■ **Aim**
Beneath this line are entries. Copy the range from the line with "Convert this diagram to TikZ code." to the line with "(t0g) at (216,831)", ends included, exactly; leave pictures out.

■ **Exercise inputs**
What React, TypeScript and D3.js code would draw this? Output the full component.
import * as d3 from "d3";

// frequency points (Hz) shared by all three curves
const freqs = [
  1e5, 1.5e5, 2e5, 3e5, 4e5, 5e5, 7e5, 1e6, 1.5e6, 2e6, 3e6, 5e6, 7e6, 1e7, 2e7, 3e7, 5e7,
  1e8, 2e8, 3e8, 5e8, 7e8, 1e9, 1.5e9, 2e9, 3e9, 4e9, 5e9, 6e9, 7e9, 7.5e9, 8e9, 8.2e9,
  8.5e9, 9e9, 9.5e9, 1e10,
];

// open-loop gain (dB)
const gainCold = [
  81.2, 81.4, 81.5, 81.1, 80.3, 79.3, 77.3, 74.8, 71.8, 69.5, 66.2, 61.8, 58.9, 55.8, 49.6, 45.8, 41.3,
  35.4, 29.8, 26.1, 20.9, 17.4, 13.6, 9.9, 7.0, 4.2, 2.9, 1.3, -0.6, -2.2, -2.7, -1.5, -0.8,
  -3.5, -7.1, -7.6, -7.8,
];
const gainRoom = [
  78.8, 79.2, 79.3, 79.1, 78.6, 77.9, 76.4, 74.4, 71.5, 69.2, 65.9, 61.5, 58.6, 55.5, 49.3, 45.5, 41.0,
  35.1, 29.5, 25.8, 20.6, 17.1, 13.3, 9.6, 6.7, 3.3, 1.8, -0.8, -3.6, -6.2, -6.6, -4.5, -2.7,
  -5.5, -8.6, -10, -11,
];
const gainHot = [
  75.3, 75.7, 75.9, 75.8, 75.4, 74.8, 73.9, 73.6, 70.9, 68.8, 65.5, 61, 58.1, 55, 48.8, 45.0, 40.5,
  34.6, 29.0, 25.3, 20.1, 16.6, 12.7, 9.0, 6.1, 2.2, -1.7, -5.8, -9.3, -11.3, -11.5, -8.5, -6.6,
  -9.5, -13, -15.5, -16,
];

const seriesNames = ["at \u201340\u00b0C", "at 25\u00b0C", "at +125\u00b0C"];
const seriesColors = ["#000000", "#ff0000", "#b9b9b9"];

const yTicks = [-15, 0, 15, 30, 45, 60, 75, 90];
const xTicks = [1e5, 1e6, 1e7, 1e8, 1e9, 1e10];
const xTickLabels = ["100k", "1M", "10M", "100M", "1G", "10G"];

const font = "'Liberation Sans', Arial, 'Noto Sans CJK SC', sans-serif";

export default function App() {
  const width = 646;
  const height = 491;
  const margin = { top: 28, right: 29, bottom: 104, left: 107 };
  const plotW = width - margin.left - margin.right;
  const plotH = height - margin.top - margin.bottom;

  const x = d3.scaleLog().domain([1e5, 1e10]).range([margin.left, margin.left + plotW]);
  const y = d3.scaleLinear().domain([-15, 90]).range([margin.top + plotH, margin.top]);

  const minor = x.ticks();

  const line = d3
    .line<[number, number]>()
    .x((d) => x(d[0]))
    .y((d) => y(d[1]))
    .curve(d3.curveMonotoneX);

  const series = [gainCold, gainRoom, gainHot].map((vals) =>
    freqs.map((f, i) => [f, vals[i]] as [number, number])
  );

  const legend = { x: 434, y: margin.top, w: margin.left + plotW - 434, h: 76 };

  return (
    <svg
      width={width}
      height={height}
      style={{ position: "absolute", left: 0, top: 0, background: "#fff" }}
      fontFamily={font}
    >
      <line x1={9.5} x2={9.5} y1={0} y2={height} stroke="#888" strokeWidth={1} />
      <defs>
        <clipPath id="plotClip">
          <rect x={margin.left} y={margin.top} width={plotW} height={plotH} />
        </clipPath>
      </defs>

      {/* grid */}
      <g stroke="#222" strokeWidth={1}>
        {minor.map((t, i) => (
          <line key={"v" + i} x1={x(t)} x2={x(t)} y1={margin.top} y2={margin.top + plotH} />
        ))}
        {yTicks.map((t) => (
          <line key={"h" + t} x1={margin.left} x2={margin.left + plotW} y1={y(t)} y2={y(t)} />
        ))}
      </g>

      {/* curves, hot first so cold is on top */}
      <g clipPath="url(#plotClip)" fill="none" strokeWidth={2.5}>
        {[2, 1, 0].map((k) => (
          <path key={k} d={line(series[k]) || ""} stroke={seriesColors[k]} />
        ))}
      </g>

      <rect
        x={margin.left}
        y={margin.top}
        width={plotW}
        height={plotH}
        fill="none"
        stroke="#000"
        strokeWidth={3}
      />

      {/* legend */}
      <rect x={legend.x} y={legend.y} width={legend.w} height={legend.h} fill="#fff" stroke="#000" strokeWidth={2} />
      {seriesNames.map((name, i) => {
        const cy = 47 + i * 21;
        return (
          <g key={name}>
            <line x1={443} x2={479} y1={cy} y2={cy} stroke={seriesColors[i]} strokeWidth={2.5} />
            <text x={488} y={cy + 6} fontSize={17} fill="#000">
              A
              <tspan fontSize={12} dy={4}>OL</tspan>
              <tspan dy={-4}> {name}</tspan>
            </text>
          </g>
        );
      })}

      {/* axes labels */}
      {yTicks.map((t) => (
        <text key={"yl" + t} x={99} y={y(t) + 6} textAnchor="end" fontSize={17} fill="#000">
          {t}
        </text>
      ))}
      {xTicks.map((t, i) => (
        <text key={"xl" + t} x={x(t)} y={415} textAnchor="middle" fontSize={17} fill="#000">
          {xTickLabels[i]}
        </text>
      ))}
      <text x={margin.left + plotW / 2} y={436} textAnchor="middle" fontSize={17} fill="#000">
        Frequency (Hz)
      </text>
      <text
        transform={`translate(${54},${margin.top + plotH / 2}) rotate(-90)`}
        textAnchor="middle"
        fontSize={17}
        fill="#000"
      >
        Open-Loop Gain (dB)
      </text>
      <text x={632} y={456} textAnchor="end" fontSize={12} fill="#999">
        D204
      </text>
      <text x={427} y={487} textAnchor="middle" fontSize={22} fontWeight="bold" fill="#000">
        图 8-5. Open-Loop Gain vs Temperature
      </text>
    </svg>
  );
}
==
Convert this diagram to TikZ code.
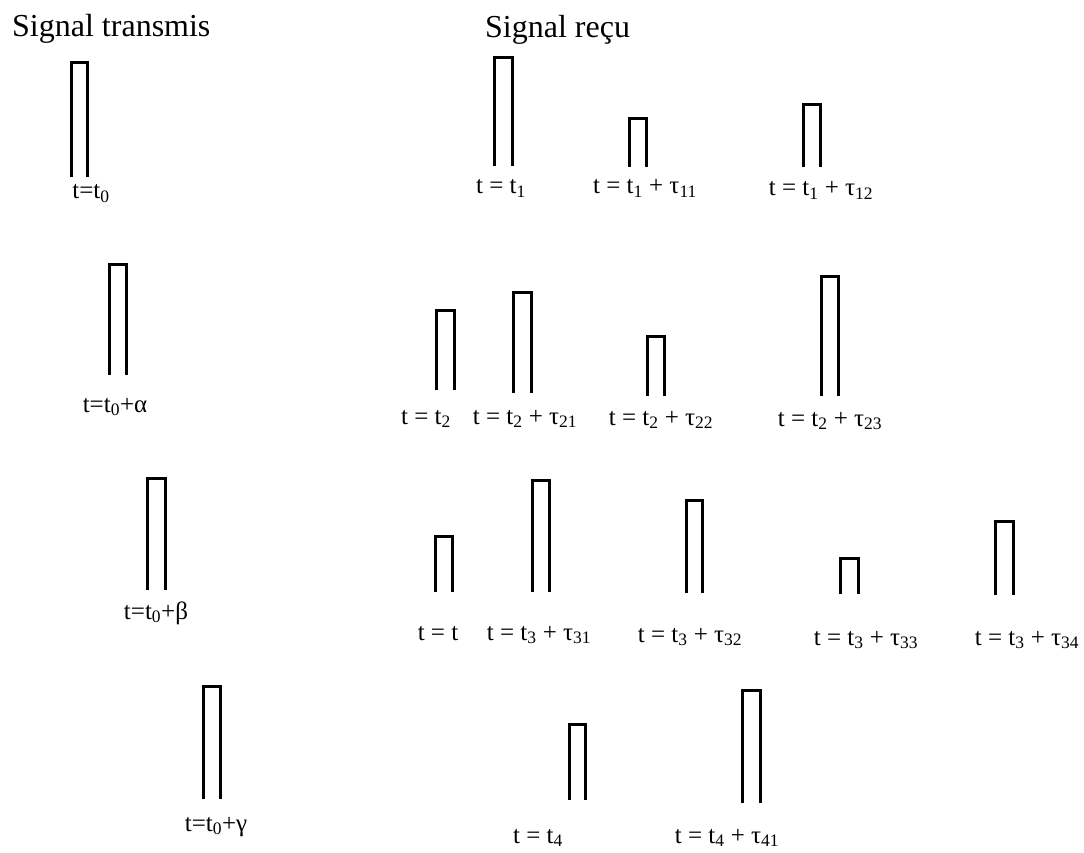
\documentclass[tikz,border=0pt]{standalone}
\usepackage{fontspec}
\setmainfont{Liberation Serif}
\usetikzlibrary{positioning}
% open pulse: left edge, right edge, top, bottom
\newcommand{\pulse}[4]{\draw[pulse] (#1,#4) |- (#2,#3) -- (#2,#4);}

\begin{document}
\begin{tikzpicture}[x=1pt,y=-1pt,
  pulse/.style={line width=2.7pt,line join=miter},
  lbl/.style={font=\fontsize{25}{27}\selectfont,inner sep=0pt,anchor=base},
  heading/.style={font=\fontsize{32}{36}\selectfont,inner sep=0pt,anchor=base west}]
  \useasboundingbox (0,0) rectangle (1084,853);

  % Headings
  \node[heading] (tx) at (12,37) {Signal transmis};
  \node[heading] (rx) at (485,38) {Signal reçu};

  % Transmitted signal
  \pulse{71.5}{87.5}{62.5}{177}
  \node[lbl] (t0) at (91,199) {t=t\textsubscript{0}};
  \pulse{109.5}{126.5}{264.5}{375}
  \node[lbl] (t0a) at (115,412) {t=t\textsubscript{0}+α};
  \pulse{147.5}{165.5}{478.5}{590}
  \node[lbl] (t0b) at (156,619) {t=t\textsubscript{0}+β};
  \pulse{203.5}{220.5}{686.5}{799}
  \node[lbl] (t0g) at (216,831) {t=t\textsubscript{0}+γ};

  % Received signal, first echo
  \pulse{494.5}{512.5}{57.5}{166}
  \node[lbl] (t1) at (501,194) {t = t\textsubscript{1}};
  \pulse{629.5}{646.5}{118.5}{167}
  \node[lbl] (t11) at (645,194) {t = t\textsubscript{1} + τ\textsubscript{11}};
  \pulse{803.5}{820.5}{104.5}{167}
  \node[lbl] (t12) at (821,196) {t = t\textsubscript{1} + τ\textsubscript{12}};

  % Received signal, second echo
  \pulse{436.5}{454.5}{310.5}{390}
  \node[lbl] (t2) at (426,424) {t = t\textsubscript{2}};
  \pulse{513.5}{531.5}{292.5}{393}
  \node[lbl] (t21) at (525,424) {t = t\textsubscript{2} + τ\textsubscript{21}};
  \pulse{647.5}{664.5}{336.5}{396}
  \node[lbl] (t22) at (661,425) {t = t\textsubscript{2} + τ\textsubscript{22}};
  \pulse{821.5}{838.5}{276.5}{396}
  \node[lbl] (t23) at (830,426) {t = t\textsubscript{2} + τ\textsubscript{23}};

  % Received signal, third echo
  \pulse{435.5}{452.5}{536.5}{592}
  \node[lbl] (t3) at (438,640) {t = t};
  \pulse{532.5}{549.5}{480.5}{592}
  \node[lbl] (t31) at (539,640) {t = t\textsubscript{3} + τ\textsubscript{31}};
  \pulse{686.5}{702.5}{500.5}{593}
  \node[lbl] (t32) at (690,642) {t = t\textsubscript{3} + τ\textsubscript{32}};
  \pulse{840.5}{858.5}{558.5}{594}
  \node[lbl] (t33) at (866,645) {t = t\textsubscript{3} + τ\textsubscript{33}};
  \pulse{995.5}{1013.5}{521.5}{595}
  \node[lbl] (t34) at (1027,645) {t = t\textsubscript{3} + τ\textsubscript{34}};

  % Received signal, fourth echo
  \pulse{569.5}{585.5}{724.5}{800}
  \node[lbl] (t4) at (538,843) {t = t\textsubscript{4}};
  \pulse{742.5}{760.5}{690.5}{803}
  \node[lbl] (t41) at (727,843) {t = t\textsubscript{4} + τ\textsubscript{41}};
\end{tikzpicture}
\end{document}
--
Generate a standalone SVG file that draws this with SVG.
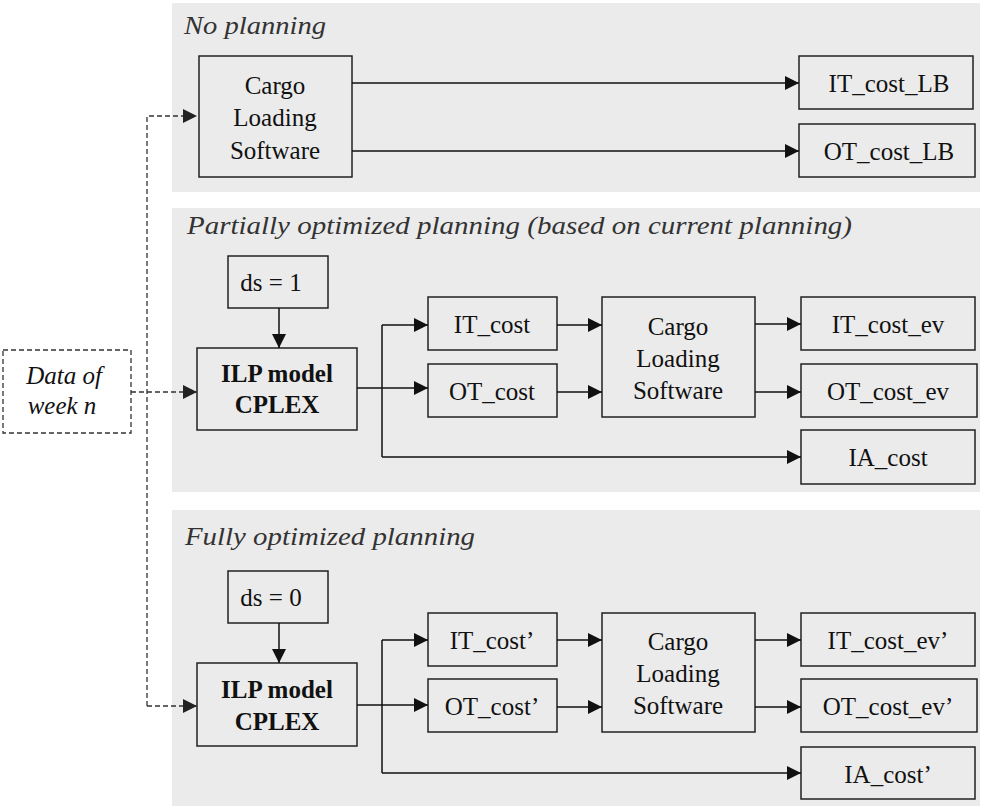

■ **Solution to this task**
Convert this diagram to TikZ code.
\documentclass[tikz,border=0pt]{standalone}
\usepackage{fontspec}
\setmainfont{Liberation Serif}
\usetikzlibrary{positioning}
% open pulse: left edge, right edge, top, bottom
\newcommand{\pulse}[4]{\draw[pulse] (#1,#4) |- (#2,#3) -- (#2,#4);}

\begin{document}
\begin{tikzpicture}[x=1pt,y=-1pt,
  pulse/.style={line width=2.7pt,line join=miter},
  lbl/.style={font=\fontsize{25}{27}\selectfont,inner sep=0pt,anchor=base},
  heading/.style={font=\fontsize{32}{36}\selectfont,inner sep=0pt,anchor=base west}]
  \useasboundingbox (0,0) rectangle (1084,853);

  % Headings
  \node[heading] (tx) at (12,37) {Signal transmis};
  \node[heading] (rx) at (485,38) {Signal reçu};

  % Transmitted signal
  \pulse{71.5}{87.5}{62.5}{177}
  \node[lbl] (t0) at (91,199) {t=t\textsubscript{0}};
  \pulse{109.5}{126.5}{264.5}{375}
  \node[lbl] (t0a) at (115,412) {t=t\textsubscript{0}+α};
  \pulse{147.5}{165.5}{478.5}{590}
  \node[lbl] (t0b) at (156,619) {t=t\textsubscript{0}+β};
  \pulse{203.5}{220.5}{686.5}{799}
  \node[lbl] (t0g) at (216,831) {t=t\textsubscript{0}+γ};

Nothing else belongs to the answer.